- **The request**
Transcribe the material in full. Nothing should differ except that the pictures are left out.

- **Data section**
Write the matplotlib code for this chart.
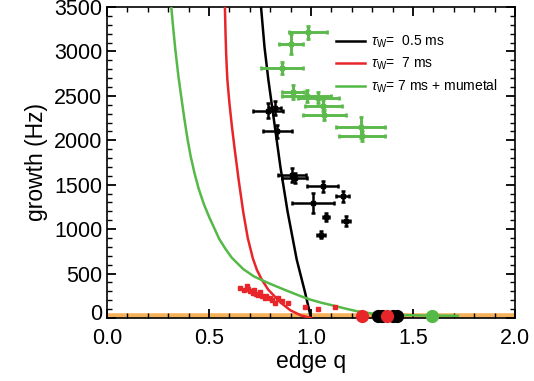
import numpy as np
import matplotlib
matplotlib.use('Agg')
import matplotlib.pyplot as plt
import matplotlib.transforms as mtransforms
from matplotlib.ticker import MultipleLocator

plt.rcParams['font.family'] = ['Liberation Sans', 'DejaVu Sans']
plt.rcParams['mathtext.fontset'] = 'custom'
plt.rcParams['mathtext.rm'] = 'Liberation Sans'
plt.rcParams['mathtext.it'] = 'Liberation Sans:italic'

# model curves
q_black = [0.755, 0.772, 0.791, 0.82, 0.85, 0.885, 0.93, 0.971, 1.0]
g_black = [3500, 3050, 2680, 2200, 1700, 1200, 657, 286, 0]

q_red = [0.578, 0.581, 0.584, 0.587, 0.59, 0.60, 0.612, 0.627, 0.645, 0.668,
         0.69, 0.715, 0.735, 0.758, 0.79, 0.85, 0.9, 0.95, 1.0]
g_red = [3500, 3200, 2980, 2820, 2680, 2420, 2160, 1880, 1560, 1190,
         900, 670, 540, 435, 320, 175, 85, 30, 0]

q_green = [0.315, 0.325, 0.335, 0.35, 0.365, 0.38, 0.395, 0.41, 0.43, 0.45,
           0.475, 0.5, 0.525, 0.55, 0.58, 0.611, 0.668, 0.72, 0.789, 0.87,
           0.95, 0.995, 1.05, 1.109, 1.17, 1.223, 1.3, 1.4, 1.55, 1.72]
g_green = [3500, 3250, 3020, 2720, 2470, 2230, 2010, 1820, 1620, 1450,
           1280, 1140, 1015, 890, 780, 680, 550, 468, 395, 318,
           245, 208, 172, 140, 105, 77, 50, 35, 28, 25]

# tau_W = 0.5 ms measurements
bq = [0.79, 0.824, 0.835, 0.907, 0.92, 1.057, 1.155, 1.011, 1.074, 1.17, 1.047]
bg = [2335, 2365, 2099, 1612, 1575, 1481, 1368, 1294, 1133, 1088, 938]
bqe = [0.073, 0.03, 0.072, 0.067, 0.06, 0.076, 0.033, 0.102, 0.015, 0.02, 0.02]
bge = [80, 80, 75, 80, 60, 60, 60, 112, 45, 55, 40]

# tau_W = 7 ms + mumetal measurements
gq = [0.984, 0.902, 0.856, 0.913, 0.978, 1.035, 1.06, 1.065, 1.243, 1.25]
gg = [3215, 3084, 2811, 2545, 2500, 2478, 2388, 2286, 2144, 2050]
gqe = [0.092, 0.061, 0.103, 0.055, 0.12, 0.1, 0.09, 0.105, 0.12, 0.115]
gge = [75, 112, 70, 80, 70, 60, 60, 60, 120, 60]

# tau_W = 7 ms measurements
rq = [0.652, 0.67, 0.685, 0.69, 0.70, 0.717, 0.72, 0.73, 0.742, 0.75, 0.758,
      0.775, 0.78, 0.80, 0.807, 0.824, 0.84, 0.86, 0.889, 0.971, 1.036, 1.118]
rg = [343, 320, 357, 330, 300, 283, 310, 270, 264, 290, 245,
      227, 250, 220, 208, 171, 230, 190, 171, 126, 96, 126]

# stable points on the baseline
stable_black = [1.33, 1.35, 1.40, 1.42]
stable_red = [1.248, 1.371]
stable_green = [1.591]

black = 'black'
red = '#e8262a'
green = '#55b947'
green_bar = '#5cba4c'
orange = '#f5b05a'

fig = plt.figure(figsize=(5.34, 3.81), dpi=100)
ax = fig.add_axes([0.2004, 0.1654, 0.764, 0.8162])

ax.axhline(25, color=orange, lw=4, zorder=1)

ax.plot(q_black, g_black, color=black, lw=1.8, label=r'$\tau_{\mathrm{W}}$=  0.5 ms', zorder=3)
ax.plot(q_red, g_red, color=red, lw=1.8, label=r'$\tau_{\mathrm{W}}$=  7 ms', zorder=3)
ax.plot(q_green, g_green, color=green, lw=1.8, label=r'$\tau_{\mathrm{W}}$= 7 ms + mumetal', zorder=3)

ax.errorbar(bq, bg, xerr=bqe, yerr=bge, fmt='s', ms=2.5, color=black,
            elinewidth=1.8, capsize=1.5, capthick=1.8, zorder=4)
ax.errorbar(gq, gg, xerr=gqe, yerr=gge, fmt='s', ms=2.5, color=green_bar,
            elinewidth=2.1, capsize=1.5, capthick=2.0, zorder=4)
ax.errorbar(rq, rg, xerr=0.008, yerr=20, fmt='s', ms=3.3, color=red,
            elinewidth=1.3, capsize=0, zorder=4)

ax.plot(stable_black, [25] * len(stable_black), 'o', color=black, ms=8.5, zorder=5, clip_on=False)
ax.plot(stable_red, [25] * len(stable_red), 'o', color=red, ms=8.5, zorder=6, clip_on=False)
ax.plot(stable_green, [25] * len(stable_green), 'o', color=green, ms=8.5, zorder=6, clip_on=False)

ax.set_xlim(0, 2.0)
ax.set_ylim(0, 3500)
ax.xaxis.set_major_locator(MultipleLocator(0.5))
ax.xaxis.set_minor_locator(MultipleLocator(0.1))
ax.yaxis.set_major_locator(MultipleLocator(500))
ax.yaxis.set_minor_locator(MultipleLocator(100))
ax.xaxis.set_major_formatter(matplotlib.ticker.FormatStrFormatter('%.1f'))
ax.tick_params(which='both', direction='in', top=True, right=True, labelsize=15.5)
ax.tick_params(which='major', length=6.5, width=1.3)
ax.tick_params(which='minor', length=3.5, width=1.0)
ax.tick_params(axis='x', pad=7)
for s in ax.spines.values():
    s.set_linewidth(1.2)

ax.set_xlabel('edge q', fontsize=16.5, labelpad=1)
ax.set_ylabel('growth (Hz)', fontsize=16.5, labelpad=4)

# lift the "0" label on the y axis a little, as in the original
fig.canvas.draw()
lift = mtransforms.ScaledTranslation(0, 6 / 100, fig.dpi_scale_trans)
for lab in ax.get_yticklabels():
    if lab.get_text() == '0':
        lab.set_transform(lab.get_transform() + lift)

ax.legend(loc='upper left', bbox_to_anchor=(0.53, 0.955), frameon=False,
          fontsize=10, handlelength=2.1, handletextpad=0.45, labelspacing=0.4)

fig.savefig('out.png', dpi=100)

- **Solution to the exercise**
Write the matplotlib code for this chart.
import numpy as np
import matplotlib
matplotlib.use('Agg')
import matplotlib.pyplot as plt
import matplotlib.transforms as mtransforms
from matplotlib.ticker import MultipleLocator

plt.rcParams['font.family'] = ['Liberation Sans', 'DejaVu Sans']
plt.rcParams['mathtext.fontset'] = 'custom'
plt.rcParams['mathtext.rm'] = 'Liberation Sans'
plt.rcParams['mathtext.it'] = 'Liberation Sans:italic'

# model curves
q_black = [0.755, 0.772, 0.791, 0.82, 0.85, 0.885, 0.93, 0.971, 1.0]
g_black = [3500, 3050, 2680, 2200, 1700, 1200, 657, 286, 0]

q_red = [0.578, 0.581, 0.584, 0.587, 0.59, 0.60, 0.612, 0.627, 0.645, 0.668,
         0.69, 0.715, 0.735, 0.758, 0.79, 0.85, 0.9, 0.95, 1.0]
g_red = [3500, 3200, 2980, 2820, 2680, 2420, 2160, 1880, 1560, 1190,
         900, 670, 540, 435, 320, 175, 85, 30, 0]

q_green = [0.315, 0.325, 0.335, 0.35, 0.365, 0.38, 0.395, 0.41, 0.43, 0.45,
           0.475, 0.5, 0.525, 0.55, 0.58, 0.611, 0.668, 0.72, 0.789, 0.87,
           0.95, 0.995, 1.05, 1.109, 1.17, 1.223, 1.3, 1.4, 1.55, 1.72]
g_green = [3500, 3250, 3020, 2720, 2470, 2230, 2010, 1820, 1620, 1450,
           1280, 1140, 1015, 890, 780, 680, 550, 468, 395, 318,
           245, 208, 172, 140, 105, 77, 50, 35, 28, 25]

# tau_W = 0.5 ms measurements
bq = [0.79, 0.824, 0.835, 0.907, 0.92, 1.057, 1.155, 1.011, 1.074, 1.17, 1.047]
bg = [2335, 2365, 2099, 1612, 1575, 1481, 1368, 1294, 1133, 1088, 938]
bqe = [0.073, 0.03, 0.072, 0.067, 0.06, 0.076, 0.033, 0.102, 0.015, 0.02, 0.02]
bge = [80, 80, 75, 80, 60, 60, 60, 112, 45, 55, 40]

# tau_W = 7 ms + mumetal measurements
gq = [0.984, 0.902, 0.856, 0.913, 0.978, 1.035, 1.06, 1.065, 1.243, 1.25]
gg = [3215, 3084, 2811, 2545, 2500, 2478, 2388, 2286, 2144, 2050]
gqe = [0.092, 0.061, 0.103, 0.055, 0.12, 0.1, 0.09, 0.105, 0.12, 0.115]
gge = [75, 112, 70, 80, 70, 60, 60, 60, 120, 60]

# tau_W = 7 ms measurements
rq = [0.652, 0.67, 0.685, 0.69, 0.70, 0.717, 0.72, 0.73, 0.742, 0.75, 0.758,
      0.775, 0.78, 0.80, 0.807, 0.824, 0.84, 0.86, 0.889, 0.971, 1.036, 1.118]
rg = [343, 320, 357, 330, 300, 283, 310, 270, 264, 290, 245,
      227, 250, 220, 208, 171, 230, 190, 171, 126, 96, 126]

# stable points on the baseline
stable_black = [1.33, 1.35, 1.40, 1.42]
stable_red = [1.248, 1.371]
stable_green = [1.591]

black = 'black'
red = '#e8262a'
green = '#55b947'
green_bar = '#5cba4c'
orange = '#f5b05a'

fig = plt.figure(figsize=(5.34, 3.81), dpi=100)
ax = fig.add_axes([0.2004, 0.1654, 0.764, 0.8162])

ax.axhline(25, color=orange, lw=4, zorder=1)

ax.plot(q_black, g_black, color=black, lw=1.8, label=r'$\tau_{\mathrm{W}}$=  0.5 ms', zorder=3)
ax.plot(q_red, g_red, color=red, lw=1.8, label=r'$\tau_{\mathrm{W}}$=  7 ms', zorder=3)
ax.plot(q_green, g_green, color=green, lw=1.8, label=r'$\tau_{\mathrm{W}}$= 7 ms + mumetal', zorder=3)

ax.errorbar(bq, bg, xerr=bqe, yerr=bge, fmt='s', ms=2.5, color=black,
            elinewidth=1.8, capsize=1.5, capthick=1.8, zorder=4)
ax.errorbar(gq, gg, xerr=gqe, yerr=gge, fmt='s', ms=2.5, color=green_bar,
            elinewidth=2.1, capsize=1.5, capthick=2.0, zorder=4)
ax.errorbar(rq, rg, xerr=0.008, yerr=20, fmt='s', ms=3.3, color=red,
            elinewidth=1.3, capsize=0, zorder=4)

ax.plot(stable_black, [25] * len(stable_black), 'o', color=black, ms=8.5, zorder=5, clip_on=False)
ax.plot(stable_red, [25] * len(stable_red), 'o', color=red, ms=8.5, zorder=6, clip_on=False)
ax.plot(stable_green, [25] * len(stable_green), 'o', color=green, ms=8.5, zorder=6, clip_on=False)

ax.set_xlim(0, 2.0)
ax.set_ylim(0, 3500)
ax.xaxis.set_major_locator(MultipleLocator(0.5))
ax.xaxis.set_minor_locator(MultipleLocator(0.1))
ax.yaxis.set_major_locator(MultipleLocator(500))
ax.yaxis.set_minor_locator(MultipleLocator(100))
ax.xaxis.set_major_formatter(matplotlib.ticker.FormatStrFormatter('%.1f'))
ax.tick_params(which='both', direction='in', top=True, right=True, labelsize=15.5)
ax.tick_params(which='major', length=6.5, width=1.3)
ax.tick_params(which='minor', length=3.5, width=1.0)
ax.tick_params(axis='x', pad=7)
for s in ax.spines.values():
    s.set_linewidth(1.2)

ax.set_xlabel('edge q', fontsize=16.5, labelpad=1)
ax.set_ylabel('growth (Hz)', fontsize=16.5, labelpad=4)

# lift the "0" label on the y axis a little, as in the original
fig.canvas.draw()
lift = mtransforms.ScaledTranslation(0, 6 / 100, fig.dpi_scale_trans)
for lab in ax.get_yticklabels():
    if lab.get_text() == '0':
        lab.set_transform(lab.get_transform() + lift)

ax.legend(loc='upper left', bbox_to_anchor=(0.53, 0.955), frameon=False,
          fontsize=10, handlelength=2.1, handletextpad=0.45, labelspacing=0.4)

fig.savefig('out.png', dpi=100)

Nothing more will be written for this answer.